#### RECORDED DATA
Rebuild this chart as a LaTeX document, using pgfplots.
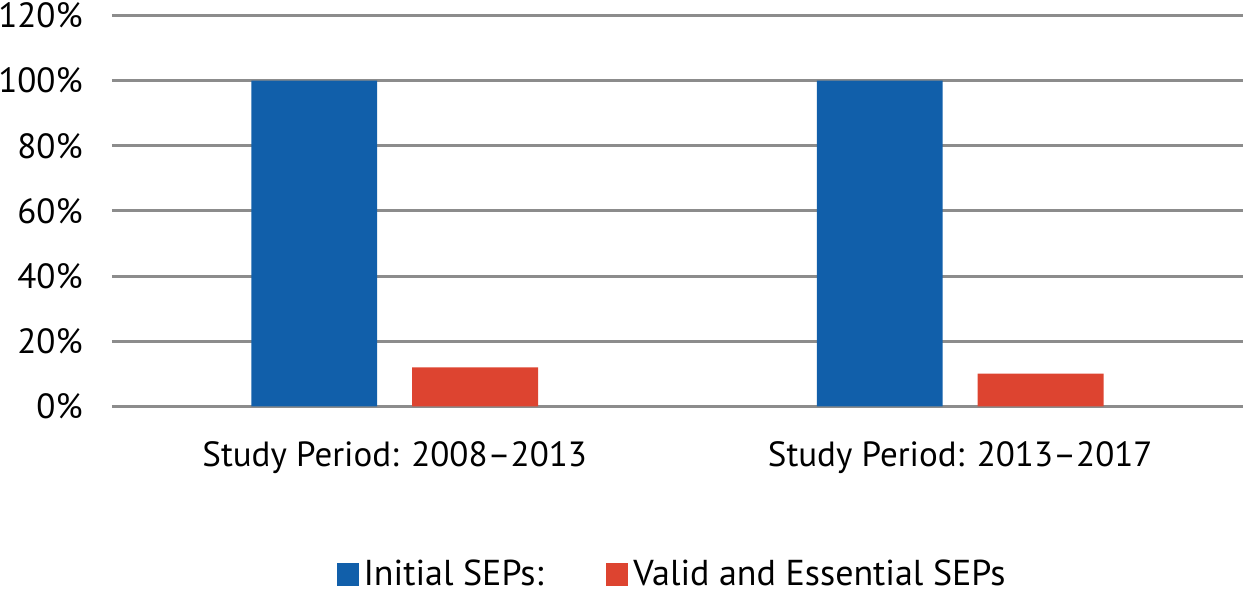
\documentclass[border=0pt]{standalone}
\usepackage{fontspec}
\setmainfont{PT Sans}
\usepackage{pgfplots}
\pgfplotsset{compat=1.18}
\definecolor{barblue}{HTML}{115FAA}
\definecolor{barred}{HTML}{DD4430}
\definecolor{gridgray}{HTML}{8C8C8C}
\begin{document}
\begin{tikzpicture}
\begin{axis}[
  scale only axis,
  width=565.5pt, height=195.5pt,
  xmin=-0.5, xmax=1.5, ymin=0, ymax=120,
  ytick={0,20,...,120},
  xtick={0,1},
  xticklabels={Study Period: 2008--2013, Study Period: 2013--2017},
  axis line style={draw=none},
  major tick length=0pt,
  ymajorgrids,
  major grid style={gridgray, line width=1.5pt},
  /pgf/number format/assume math mode=true,
  yticklabel={\pgfmathprintnumber{\tick}\%},
  tick label style={font=\fontsize{17.5}{21}\selectfont},
  yticklabel style={anchor=east, inner sep=0pt, xshift=-14.5pt},
  xticklabel style={anchor=base, inner sep=0pt, yshift=-30.25pt},
  legend style={at={(0.4965,-0.43)}, anchor=center, draw=none, fill=none,
    legend columns=2, font=\fontsize{18}{21}\selectfont,
    nodes={inner xsep=2.5pt, inner ysep=0.5pt},
    /tikz/every even column/.append style={column sep=29pt}},
]
\addplot[ybar, fill=barblue, draw=none, bar width=0.2226, bar shift=-0.1422,
  legend image code/.code={\fill[barblue] (0pt,-5.75pt) rectangle (11pt,5.75pt);}]
  coordinates {(0,100) (1,100)};
\addlegendentry{Initial SEPs:}
\addplot[ybar, fill=barred, draw=none, bar width=0.2226, bar shift=0.1422,
  legend image code/.code={\fill[barred] (0pt,-5.75pt) rectangle (11pt,5.75pt);}]
  coordinates {(0,12) (1,10.1)};
\addlegendentry{Valid and Essential SEPs}
\coordinate (bl) at (rel axis cs:-0.0990,-0.477);
\coordinate (tr) at (rel axis cs:1.0018,1.0396);
\end{axis}
\pgfresetboundingbox
\path[use as bounding box] (bl) rectangle (tr);
\end{tikzpicture}
\end{document}
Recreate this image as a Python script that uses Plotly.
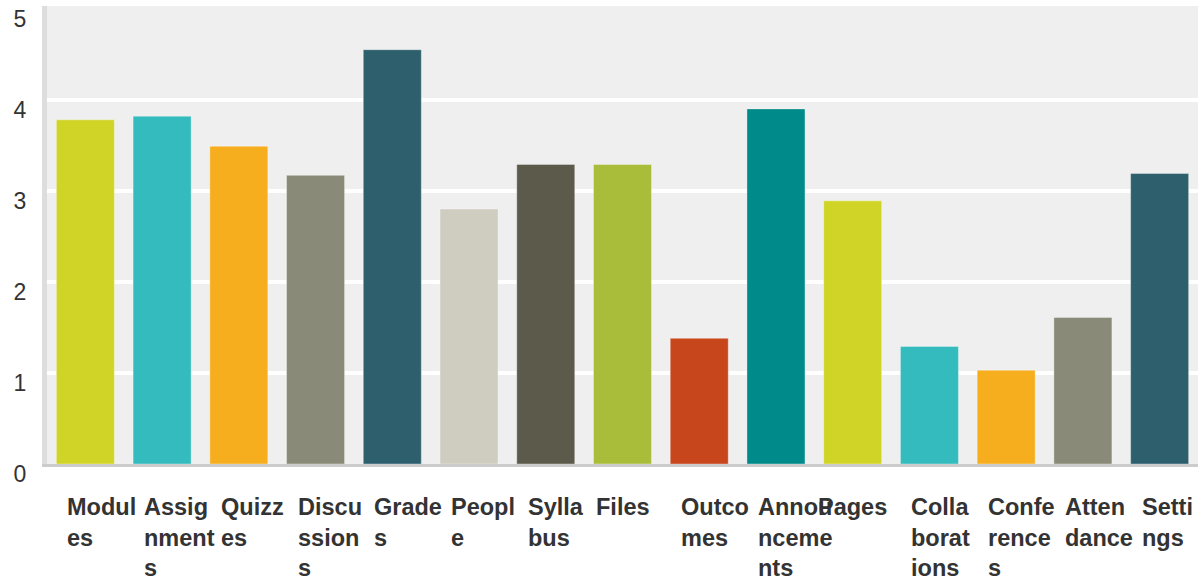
########
### BRIEF
Quote each record exactly as it stands, minus the pictures.

### RIGHT ANSWER
Rebuild this chart as a LaTeX document, using pgfplots.
\documentclass[border=0pt]{standalone}
\usepackage{fontspec}
\setmainfont{PT Sans}
\usepackage{pgfplots}
\pgfplotsset{compat=1.18}
\definecolor{barblue}{HTML}{115FAA}
\definecolor{barred}{HTML}{DD4430}
\definecolor{gridgray}{HTML}{8C8C8C}
\begin{document}
\begin{tikzpicture}
\begin{axis}[
  scale only axis,
  width=565.5pt, height=195.5pt,
  xmin=-0.5, xmax=1.5, ymin=0, ymax=120,
  ytick={0,20,...,120},
  xtick={0,1},
  xticklabels={Study Period: 2008--2013, Study Period: 2013--2017},
  axis line style={draw=none},
  major tick length=0pt,
  ymajorgrids,
  major grid style={gridgray, line width=1.5pt},
  /pgf/number format/assume math mode=true,
  yticklabel={\pgfmathprintnumber{\tick}\%},
  tick label style={font=\fontsize{17.5}{21}\selectfont},
  yticklabel style={anchor=east, inner sep=0pt, xshift=-14.5pt},
  xticklabel style={anchor=base, inner sep=0pt, yshift=-30.25pt},
  legend style={at={(0.4965,-0.43)}, anchor=center, draw=none, fill=none,
    legend columns=2, font=\fontsize{18}{21}\selectfont,
    nodes={inner xsep=2.5pt, inner ysep=0.5pt},
    /tikz/every even column/.append style={column sep=29pt}},
]
\addplot[ybar, fill=barblue, draw=none, bar width=0.2226, bar shift=-0.1422,
  legend image code/.code={\fill[barblue] (0pt,-5.75pt) rectangle (11pt,5.75pt);}]
  coordinates {(0,100) (1,100)};
\addlegendentry{Initial SEPs:}
\addplot[ybar, fill=barred, draw=none, bar width=0.2226, bar shift=0.1422,
  legend image code/.code={\fill[barred] (0pt,-5.75pt) rectangle (11pt,5.75pt);}]
  coordinates {(0,12) (1,10.1)};
\addlegendentry{Valid and Essential SEPs}
\coordinate (bl) at (rel axis cs:-0.0990,-0.477);
\coordinate (tr) at (rel axis cs:1.0018,1.0396);
\end{axis}
\pgfresetboundingbox
\path[use as bounding box] (bl) rectangle (tr);
\end{tikzpicture}
\end{document}
Recreate this image as a Python script that uses Plotly.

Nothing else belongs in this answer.